A molecular CT blood pool contrast agent.

OBJECTIVE

A molecular-based computed tomographic (CT) contrast agent with prolonged vascular residence time is needed for vascular and tumor imaging. No particulate agents have reached clinical practice due to nonspecific macrophage activation. The authors' objective was to synthesize a water-soluble macromolecular agent.

METHODS

Dysprosium-DTPA-dextran was synthesized through activation of the hydroxyl units of dextran PM40 with allylbromine and subsequent reaction with amino ethanethiol to produce amino-terminated leashes.

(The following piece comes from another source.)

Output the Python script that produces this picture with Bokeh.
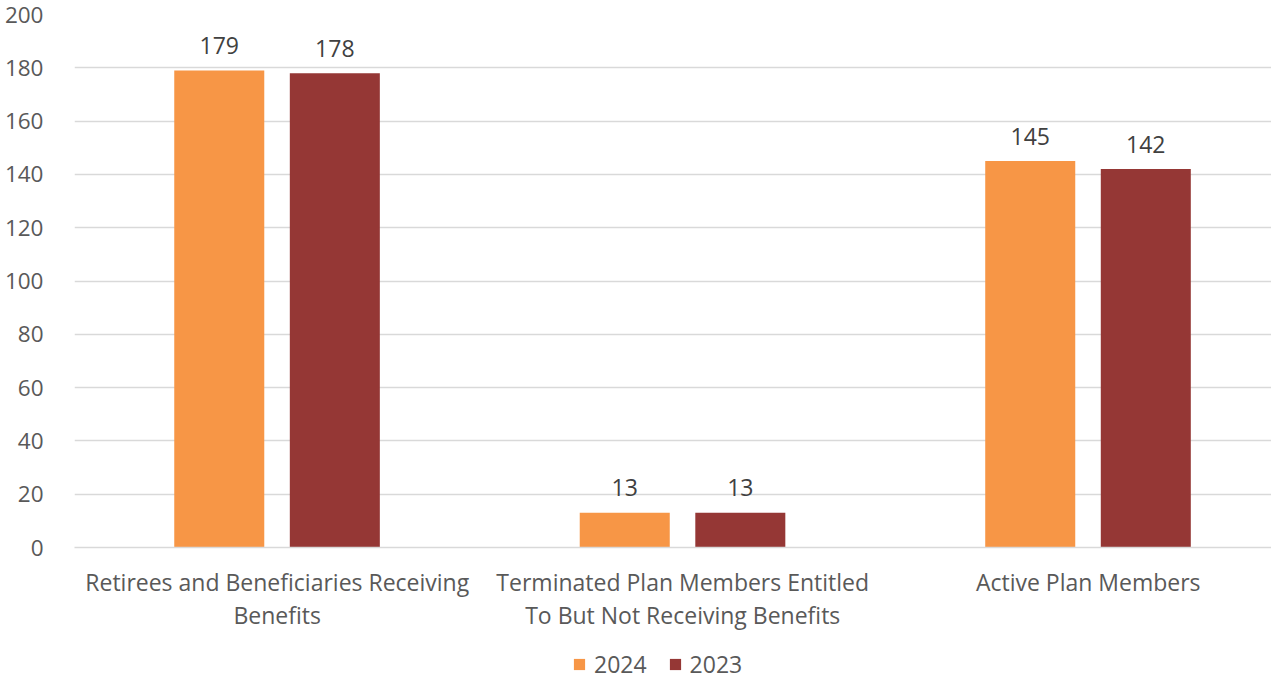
from bokeh.plotting import figure
from bokeh.layouts import column
from bokeh.models import ColumnDataSource, Range1d, FixedTicker, Legend, LegendItem, LabelSet
from bokeh.core.properties import value
from bokeh.transform import dodge
from bokeh.embed import file_html
from bokeh.resources import INLINE

categories = ["Retirees and Beneficiaries Receiving\nBenefits",
              "Terminated Plan Members Entitled\nTo But Not Receiving Benefits",
              "Active Plan Members"]
series_names = ["2024", "2023"]
values_2024 = [179, 13, 145]
values_2023 = [178, 13, 142]
y_ticks = [0, 20, 40, 60, 80, 100, 120, 140, 160, 180, 200]

colors = ["#F79646", "#953735"]
FONT = "Open Sans"

xpos = [i + 0.5 for i in range(len(categories))]
src = ColumnDataSource(dict(x=xpos, v2024=values_2024, v2023=values_2023,
                            l2024=[str(v) for v in values_2024],
                            l2023=[str(v) for v in values_2023]))

p = figure(width=1271, height=636, output_backend="svg", toolbar_location=None,
           x_range=Range1d(0, 2.952), y_range=Range1d(0, 200),
           min_border_left=74, min_border_right=0, min_border_top=14, min_border_bottom=89)
p.outline_line_color = None
p.background_fill_color = "white"
p.border_fill_color = "white"

r1 = p.vbar(x=dodge("x", -0.143, range=p.x_range), top="v2024", width=0.222, source=src,
            fill_color=colors[0], line_color=None)
r2 = p.vbar(x=dodge("x", 0.142, range=p.x_range), top="v2023", width=0.222, source=src,
            fill_color=colors[1], line_color=None)

for col, off in (("2024", -0.143), ("2023", 0.142)):
    lbl = LabelSet(x=dodge("x", off, range=p.x_range), y="v" + col, text="l" + col, source=src,
                   text_align="center", text_baseline="middle", y_offset=25,
                   text_font=value(FONT), text_font_size="23px", text_color="#404040")
    p.add_layout(lbl)

p.xgrid.visible = False
p.ygrid.grid_line_color = "#D9D9D9"
p.ygrid.grid_line_width = 1.5
p.yaxis.ticker = FixedTicker(ticks=y_ticks)
p.xaxis.ticker = FixedTicker(ticks=xpos)
p.xaxis.major_label_overrides = {x: c for x, c in zip(xpos, categories)}

for ax in (p.xaxis[0], p.yaxis[0]):
    ax.major_tick_line_color = None
    ax.minor_tick_line_color = None
    ax.major_label_text_font = FONT
    ax.major_label_text_color = "#595959"
p.yaxis.axis_line_color = None
p.yaxis.major_label_text_font_size = "22.5px"
p.yaxis.major_label_standoff = 25
p.xaxis.axis_line_color = "#D9D9D9"
p.xaxis.axis_line_width = 1.5
p.xaxis.major_label_text_font_size = "23px"
p.xaxis.major_label_standoff = 12
p.xaxis.major_label_text_line_height = 1.05

# legend strip below the chart (its bars share the data but lie outside this strip's view)
pl = figure(width=1271, height=44, output_backend="svg", toolbar_location=None,
            x_range=Range1d(-20, -19), y_range=Range1d(-20, -19),
            min_border=0, min_border_left=0, min_border_right=0,
            min_border_top=0, min_border_bottom=0)
pl.axis.visible = False
pl.grid.visible = False
pl.outline_line_color = None
pl.border_fill_color = "white"
pl.background_fill_color = "white"
lr1 = pl.vbar(x="x", top="v2024", width=0.222, source=src, fill_color=colors[0], line_color=None)
lr2 = pl.vbar(x="x", top="v2023", width=0.222, source=src, fill_color=colors[1], line_color=None)
legend = Legend(items=[LegendItem(label=series_names[0], renderers=[lr1]),
                       LegendItem(label=series_names[1], renderers=[lr2])],
                orientation="horizontal", location=(498, 0),
                glyph_width=14, glyph_height=14, label_standoff=8, spacing=21,
                label_text_font=FONT, label_text_font_size="23px", label_text_color="#595959",
                border_line_color=None, background_fill_alpha=0, padding=0, margin=0)
pl.add_layout(legend, "center")

layout = column(p, pl, spacing=0)
open("out.html", "w").write(file_html(layout, INLINE))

These leashes were then coupled to DTPA by means of the mixed anhydride method. Complexation of dysprosium by DTPA-dextran was achieved in an acidic solution of 0.2 M dysprosium chloride. One rabbit with a VX2 tumor was imaged with [Dy]DTPA-dextran (0.5 mL, 3.1 g, 1.15 mmol of dysprosium per kilogram). Transaxial scans were acquired through the liver and tumor for 45 minutes. A second healthy rabbit was imaged with Optiray-320 (6.0 mL, 5.0 mmol of iodine per kilogram) at 1-minute intervals for 10 minutes and again at 20 minutes.

RESULTS

Each dextran PM40 molecule (diameter, 8.8 nm) contained 95 [Dy]DTPA groups, increasing its average molecular weight from 40,500 to 101,537 g/mol. The baseline-corrected inferior vena cava (IVC) enhancement for [Dy]DTPA-dextran decreased, with an 8-minute half-time during the first 15 minutes followed by a nearly zero slope for the rest of the observation period. The IVC remained brighter than liver throughout the observation period. The solid portion of the tumor was enhanced by 5-10 CT numbers, rendering areas of necrosis more apparent. The baseline-corrected IVC curve for Optiray-320 also demonstrated two phases, with half-times of 2.5 and 45 minutes. The IVC became less dense than liver within 5-8 minutes.

CONCLUSIONS

[Dy]DTPA-dextran is water soluble and can be synthesized without intermolecular cross-linking to carry a high load of dysprosium. It provides blood pool enhancement characteristics with a long intravascular dwell time.